RECORDED INFORMATION.
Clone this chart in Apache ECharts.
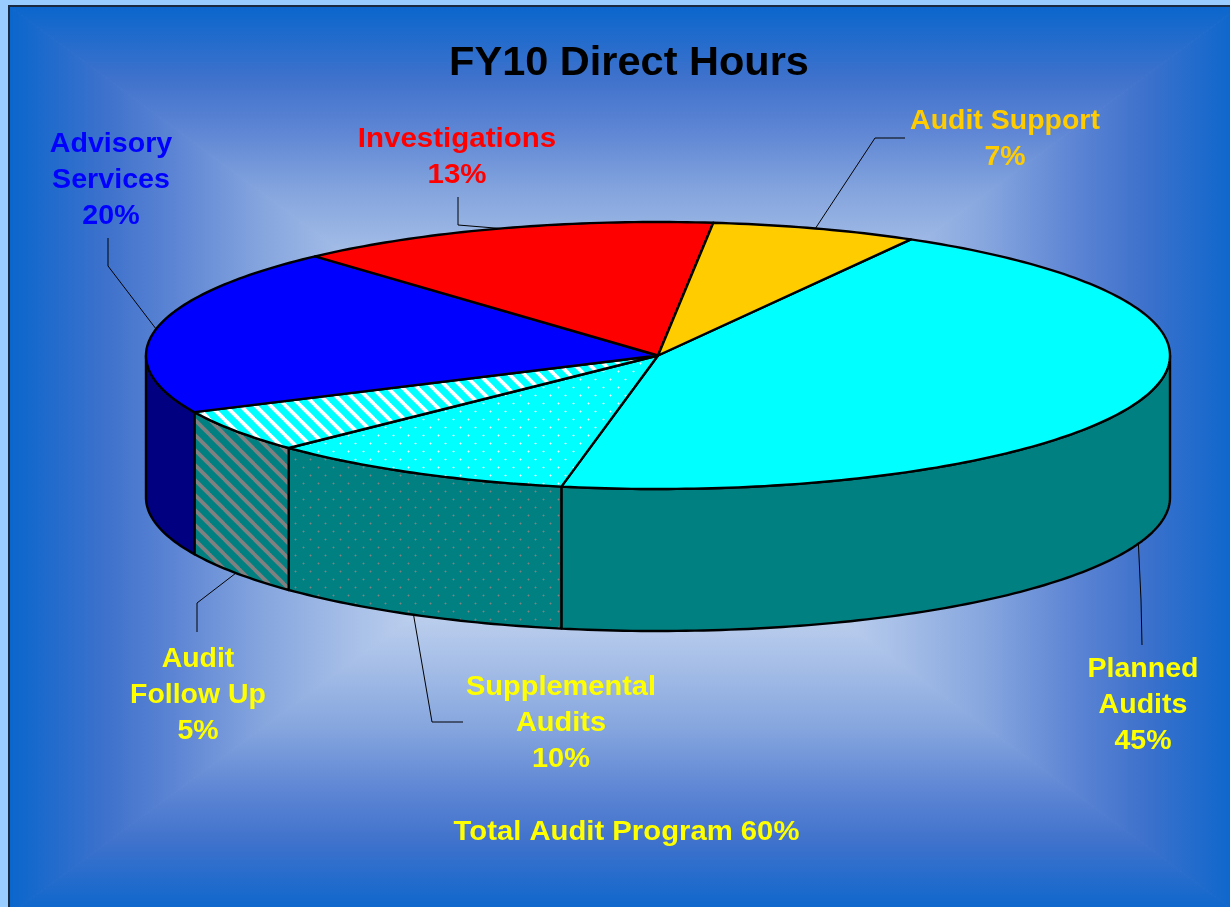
<!DOCTYPE html>
<html>
<head>
<meta charset="utf-8">
<title>FY10 Direct Hours</title>
<script src="https://cdn.jsdelivr.net/npm/echarts@6/dist/echarts.min.js"></script>
<style>
	html, body { margin: 0; padding: 0; background: #99ccff; }
	#chart { width: 1230px; height: 907px; }
</style>
</head>
<body>
<div id="chart"></div>
<script>
// shares, the printed labels round them
const categories = ["Planned\nAudits", "Supplemental\nAudits", "Audit\nFollow Up", "Advisory\nServices", "Investigations", "Audit Support"];
const shares = [44.8, 9.8, 5.2, 20.3, 13.4, 6.5];
const titleText = "FY10 Direct Hours";
const noteText = "Total Audit Program 60%";

const topColors = ["#00ffff", "dots", "stripes", "#0000ff", "#ff0000", "#ffcc00"];
const wallColors = ["#008080", "wallDots", "wallStripes", "#000080", "#800000", "#806600"];
const labelColors = ["#ffff00", "#ffff00", "#ffff00", "#0000ff", "#ff0000", "#ffcc00"];
// label centre, first line y, text stretch, then the elbow of the leader line and where it ends
const labelSpots = [
	{x: 1143, y: 652, stretch: 1.057, elbow: [1141, 600], end: [1142, 645]},
	{x: 561, y: 670, stretch: 1.073, elbow: [432, 722], end: [463, 722]},
	{x: 198, y: 642, stretch: 1.054, elbow: [197, 603], end: [197, 632]},
	{x: 111, y: 127, stretch: 1.06, elbow: [108, 266], end: [108, 238]},
	{x: 457, y: 122, stretch: 1.093, elbow: [458, 225], end: [458, 197]},
	{x: 1005, y: 104, stretch: 1.055, elbow: [875, 138], end: [905, 138]}
];

const cx = 658, cy = 355.5, rx = 512, ry = 133.5, depth = 142;
const startAngle = 29.6;
const total = shares.reduce((a, b) => a + b, 0);

function makeTile(w, h, bg, draw) {
	const c = document.createElement("canvas");
	c.width = w;
	c.height = h;
	const g = c.getContext("2d");
	g.fillStyle = bg;
	g.fillRect(0, 0, w, h);
	draw(g);
	return {image: c, repeat: "repeat"};
}
function stripes(bg, fg) {
	return makeTile(15, 15, bg, (g) => {
		g.strokeStyle = fg;
		g.lineWidth = 3.8;
		[-15, 0, 15].forEach((o) => {
			g.beginPath();
			g.moveTo(o - 1, -1);
			g.lineTo(o + 16, 16);
			g.stroke();
		});
	});
}
function softDot(g, x, y) {
	g.globalAlpha = 0.45;
	g.fillRect(x - 1, y, 3, 1);
	g.fillRect(x, y - 1, 1, 3);
	g.globalAlpha = 1;
	g.fillRect(x, y, 1, 1);
}
function dots(bg, fg) {
	return makeTile(15, 16, bg, (g) => {
		g.fillStyle = fg;
		softDot(g, 3, 3);
		softDot(g, 10, 11);
	});
}
const fills = {
	stripes: stripes("#00ffff", "#ffffff"),
	dots: dots("#00ffff", "#ffffff"),
	wallStripes: stripes("#008080", "#808080"),
	wallDots: dots("#008080", "#808080")
};
const pickFill = (c) => fills[c] || c;

function rimPoint(deg, drop) {
	const a = deg * Math.PI / 180;
	return [cx + rx * Math.sin(a), cy - ry * Math.cos(a) + drop];
}
function arcPoints(from, to, drop) {
	const pts = [];
	const n = Math.max(2, Math.ceil(Math.abs(to - from)));
	for (let i = 0; i <= n; i++) {
		pts.push(rimPoint(from + (to - from) * i / n, drop));
	}
	return pts;
}
function angleOf(cum) {
	return echarts.number.linearMap(cum, [0, total], [startAngle, startAngle + 360]);
}

function renderSlice(params, api) {
	const i = params.dataIndex;
	const before = shares.slice(0, i).reduce((a, b) => a + b, 0);
	const from = angleOf(before);
	const to = angleOf(before + api.value(0));
	const mid = (from + to) / 2;
	const children = [];

	// front wall only between the two side tangents
	const wallFrom = Math.max(from, 90);
	const wallTo = Math.min(to, 270);
	if (wallFrom < wallTo) {
		const upper = arcPoints(wallFrom, wallTo, 0);
		const lower = arcPoints(wallTo, wallFrom, depth);
		children.push({
			type: "polygon",
			shape: {points: upper.concat(lower)},
			style: {fill: pickFill(wallColors[i]), stroke: "#000", lineWidth: 2.4, lineJoin: "round"},
			z2: 1
		});
	}

	// top face
	children.push({
		type: "polygon",
		shape: {points: [[cx, cy]].concat(arcPoints(from, to, 0))},
		style: {fill: pickFill(topColors[i]), stroke: "#000", lineWidth: 2.4, lineJoin: "round"},
		z2: 2
	});

	// leader line hangs off the middle of the slice's outer edge
	const spot = labelSpots[i];
	const onWall = mid > 90 && mid < 270;
	children.push({
		type: "polyline",
		shape: {points: [rimPoint(mid, onWall ? depth : 0), spot.elbow, spot.end]},
		style: {fill: null, stroke: "#000", lineWidth: 1},
		z2: 0
	});

	children.push({
		type: "text",
		x: spot.x,
		y: spot.y,
		scaleX: spot.stretch,
		style: {
			text: categories[i] + "\n" + Math.round(api.value(0)) + "%",
			align: "center",
			verticalAlign: "top",
			fill: labelColors[i],
			font: "bold 27px 'Liberation Sans', Arial, sans-serif",
			lineHeight: 36
		},
		z2: 4
	});

	return {type: "group", children: children};
}

// rectangular path gradient: four triangles meeting in the middle
const bgLeft = 9, bgTop = 6, bgRight = 1240, bgBottom = 915;
const bgX = (bgLeft + bgRight) / 2, bgY = (bgTop + bgBottom) / 2;
const bgStops = [
	{offset: 0, color: "#0a66cc"},
	{offset: 0.16, color: "#3f72cc"},
	{offset: 0.27, color: "#5d85d4"},
	{offset: 0.41, color: "#85a5de"},
	{offset: 0.56, color: "#a8c0e8"},
	{offset: 1, color: "#ffffff"}
];
function bgFace(ax, ay, bx, by, x, y, x2, y2) {
	const grad = {type: "linear", x: x, y: y, x2: x2, y2: y2, global: true, colorStops: bgStops};
	return {
		type: "polygon",
		shape: {points: [[ax, ay], [bx, by], [bgX, bgY]]},
		style: {fill: grad, stroke: grad, lineWidth: 1}
	};
}

const myChart = echarts.init(document.getElementById("chart"));
myChart.setOption({
	animation: false,
	title: {
		text: titleText,
		left: 624,
		top: 38,
		textAlign: "center",
		textStyle: {color: "#000", fontFamily: "Liberation Sans", fontWeight: "bold", fontSize: 41.5}
	},
	graphic: [
		bgFace(bgLeft, bgTop, bgLeft, bgBottom, bgLeft, 0, bgX, 0),
		bgFace(bgRight, bgTop, bgRight, bgBottom, bgRight, 0, bgX, 0),
		bgFace(bgLeft, bgTop, bgRight, bgTop, 0, bgTop, 0, bgY),
		bgFace(bgLeft, bgBottom, bgRight, bgBottom, 0, bgBottom, 0, bgY),
		{
			type: "rect",
			shape: {x: bgLeft, y: bgTop, width: bgRight - bgLeft, height: bgBottom - bgTop},
			style: {fill: null, stroke: "#1a2a40", lineWidth: 2}
		},
		{
			type: "text",
			x: 626.5,
			y: 819,
			scaleX: 1.084,
			style: {
				text: noteText,
				align: "center",
				verticalAlign: "top",
				fill: "#ffff00",
				font: "bold 27px 'Liberation Sans', Arial, sans-serif"
			}
		}
	],
	series: [{
		type: "custom",
		coordinateSystem: "none",
		data: shares.map((v) => [v]),
		renderItem: renderSlice,
		silent: true
	}]
});
</script>
</body>
</html>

WHAT IS REQUIRED.
Give an exact copy of the material, leaving out every picture.

RESULT OF THIS TASK.
Clone this chart in Apache ECharts.
<!DOCTYPE html>
<html>
<head>
<meta charset="utf-8">
<title>FY10 Direct Hours</title>
<script src="https://cdn.jsdelivr.net/npm/echarts@6/dist/echarts.min.js"></script>
<style>
	html, body { margin: 0; padding: 0; background: #99ccff; }
	#chart { width: 1230px; height: 907px; }
</style>
</head>
<body>
<div id="chart"></div>
<script>
// shares, the printed labels round them
const categories = ["Planned\nAudits", "Supplemental\nAudits", "Audit\nFollow Up", "Advisory\nServices", "Investigations", "Audit Support"];
const shares = [44.8, 9.8, 5.2, 20.3, 13.4, 6.5];
const titleText = "FY10 Direct Hours";
const noteText = "Total Audit Program 60%";

const topColors = ["#00ffff", "dots", "stripes", "#0000ff", "#ff0000", "#ffcc00"];
const wallColors = ["#008080", "wallDots", "wallStripes", "#000080", "#800000", "#806600"];
const labelColors = ["#ffff00", "#ffff00", "#ffff00", "#0000ff", "#ff0000", "#ffcc00"];
// label centre, first line y, text stretch, then the elbow of the leader line and where it ends
const labelSpots = [
	{x: 1143, y: 652, stretch: 1.057, elbow: [1141, 600], end: [1142, 645]},
	{x: 561, y: 670, stretch: 1.073, elbow: [432, 722], end: [463, 722]},
	{x: 198, y: 642, stretch: 1.054, elbow: [197, 603], end: [197, 632]},
	{x: 111, y: 127, stretch: 1.06, elbow: [108, 266], end: [108, 238]},
	{x: 457, y: 122, stretch: 1.093, elbow: [458, 225], end: [458, 197]},
	{x: 1005, y: 104, stretch: 1.055, elbow: [875, 138], end: [905, 138]}
];

const cx = 658, cy = 355.5, rx = 512, ry = 133.5, depth = 142;
const startAngle = 29.6;
const total = shares.reduce((a, b) => a + b, 0);

function makeTile(w, h, bg, draw) {
	const c = document.createElement("canvas");
	c.width = w;
	c.height = h;
	const g = c.getContext("2d");
	g.fillStyle = bg;
	g.fillRect(0, 0, w, h);
	draw(g);
	return {image: c, repeat: "repeat"};
}
function stripes(bg, fg) {
	return makeTile(15, 15, bg, (g) => {
		g.strokeStyle = fg;
		g.lineWidth = 3.8;
		[-15, 0, 15].forEach((o) => {
			g.beginPath();
			g.moveTo(o - 1, -1);
			g.lineTo(o + 16, 16);
			g.stroke();
		});
	});
}
function softDot(g, x, y) {
	g.globalAlpha = 0.45;
	g.fillRect(x - 1, y, 3, 1);
	g.fillRect(x, y - 1, 1, 3);
	g.globalAlpha = 1;
	g.fillRect(x, y, 1, 1);
}
function dots(bg, fg) {
	return makeTile(15, 16, bg, (g) => {
		g.fillStyle = fg;
		softDot(g, 3, 3);
		softDot(g, 10, 11);
	});
}
const fills = {
	stripes: stripes("#00ffff", "#ffffff"),
	dots: dots("#00ffff", "#ffffff"),
	wallStripes: stripes("#008080", "#808080"),
	wallDots: dots("#008080", "#808080")
};
const pickFill = (c) => fills[c] || c;

function rimPoint(deg, drop) {
	const a = deg * Math.PI / 180;
	return [cx + rx * Math.sin(a), cy - ry * Math.cos(a) + drop];
}
function arcPoints(from, to, drop) {
	const pts = [];
	const n = Math.max(2, Math.ceil(Math.abs(to - from)));
	for (let i = 0; i <= n; i++) {
		pts.push(rimPoint(from + (to - from) * i / n, drop));
	}
	return pts;
}
function angleOf(cum) {
	return echarts.number.linearMap(cum, [0, total], [startAngle, startAngle + 360]);
}

function renderSlice(params, api) {
	const i = params.dataIndex;
	const before = shares.slice(0, i).reduce((a, b) => a + b, 0);
	const from = angleOf(before);
	const to = angleOf(before + api.value(0));
	const mid = (from + to) / 2;
	const children = [];

	// front wall only between the two side tangents
	const wallFrom = Math.max(from, 90);
	const wallTo = Math.min(to, 270);
	if (wallFrom < wallTo) {
		const upper = arcPoints(wallFrom, wallTo, 0);
		const lower = arcPoints(wallTo, wallFrom, depth);
		children.push({
			type: "polygon",
			shape: {points: upper.concat(lower)},
			style: {fill: pickFill(wallColors[i]), stroke: "#000", lineWidth: 2.4, lineJoin: "round"},
			z2: 1
		});
	}

	// top face
	children.push({
		type: "polygon",
		shape: {points: [[cx, cy]].concat(arcPoints(from, to, 0))},
		style: {fill: pickFill(topColors[i]), stroke: "#000", lineWidth: 2.4, lineJoin: "round"},
		z2: 2
	});

	// leader line hangs off the middle of the slice's outer edge
	const spot = labelSpots[i];
	const onWall = mid > 90 && mid < 270;
	children.push({
		type: "polyline",
		shape: {points: [rimPoint(mid, onWall ? depth : 0), spot.elbow, spot.end]},
		style: {fill: null, stroke: "#000", lineWidth: 1},
		z2: 0
	});

	children.push({
		type: "text",
		x: spot.x,
		y: spot.y,
		scaleX: spot.stretch,
		style: {
			text: categories[i] + "\n" + Math.round(api.value(0)) + "%",
			align: "center",
			verticalAlign: "top",
			fill: labelColors[i],
			font: "bold 27px 'Liberation Sans', Arial, sans-serif",
			lineHeight: 36
		},
		z2: 4
	});

	return {type: "group", children: children};
}

// rectangular path gradient: four triangles meeting in the middle
const bgLeft = 9, bgTop = 6, bgRight = 1240, bgBottom = 915;
const bgX = (bgLeft + bgRight) / 2, bgY = (bgTop + bgBottom) / 2;
const bgStops = [
	{offset: 0, color: "#0a66cc"},
	{offset: 0.16, color: "#3f72cc"},
	{offset: 0.27, color: "#5d85d4"},
	{offset: 0.41, color: "#85a5de"},
	{offset: 0.56, color: "#a8c0e8"},
	{offset: 1, color: "#ffffff"}
];
function bgFace(ax, ay, bx, by, x, y, x2, y2) {
	const grad = {type: "linear", x: x, y: y, x2: x2, y2: y2, global: true, colorStops: bgStops};
	return {
		type: "polygon",
		shape: {points: [[ax, ay], [bx, by], [bgX, bgY]]},
		style: {fill: grad, stroke: grad, lineWidth: 1}
	};
}

const myChart = echarts.init(document.getElementById("chart"));
myChart.setOption({
	animation: false,
	title: {
		text: titleText,
		left: 624,
		top: 38,
		textAlign: "center",
		textStyle: {color: "#000", fontFamily: "Liberation Sans", fontWeight: "bold", fontSize: 41.5}
	},
	graphic: [
		bgFace(bgLeft, bgTop, bgLeft, bgBottom, bgLeft, 0, bgX, 0),
		bgFace(bgRight, bgTop, bgRight, bgBottom, bgRight, 0, bgX, 0),
		bgFace(bgLeft, bgTop, bgRight, bgTop, 0, bgTop, 0, bgY),
		bgFace(bgLeft, bgBottom, bgRight, bgBottom, 0, bgBottom, 0, bgY),
		{
			type: "rect",
			shape: {x: bgLeft, y: bgTop, width: bgRight - bgLeft, height: bgBottom - bgTop},
			style: {fill: null, stroke: "#1a2a40", lineWidth: 2}
		},
		{
			type: "text",
			x: 626.5,
			y: 819,
			scaleX: 1.084,
			style: {
				text: noteText,
				align: "center",
				verticalAlign: "top",
				fill: "#ffff00",
				font: "bold 27px 'Liberation Sans', Arial, sans-serif"
			}
		}
	],
	series: [{
		type: "custom",
		coordinateSystem: "none",
		data: shares.map((v) => [v]),
		renderItem: renderSlice,
		silent: true
	}]
});
</script>
</body>
</html>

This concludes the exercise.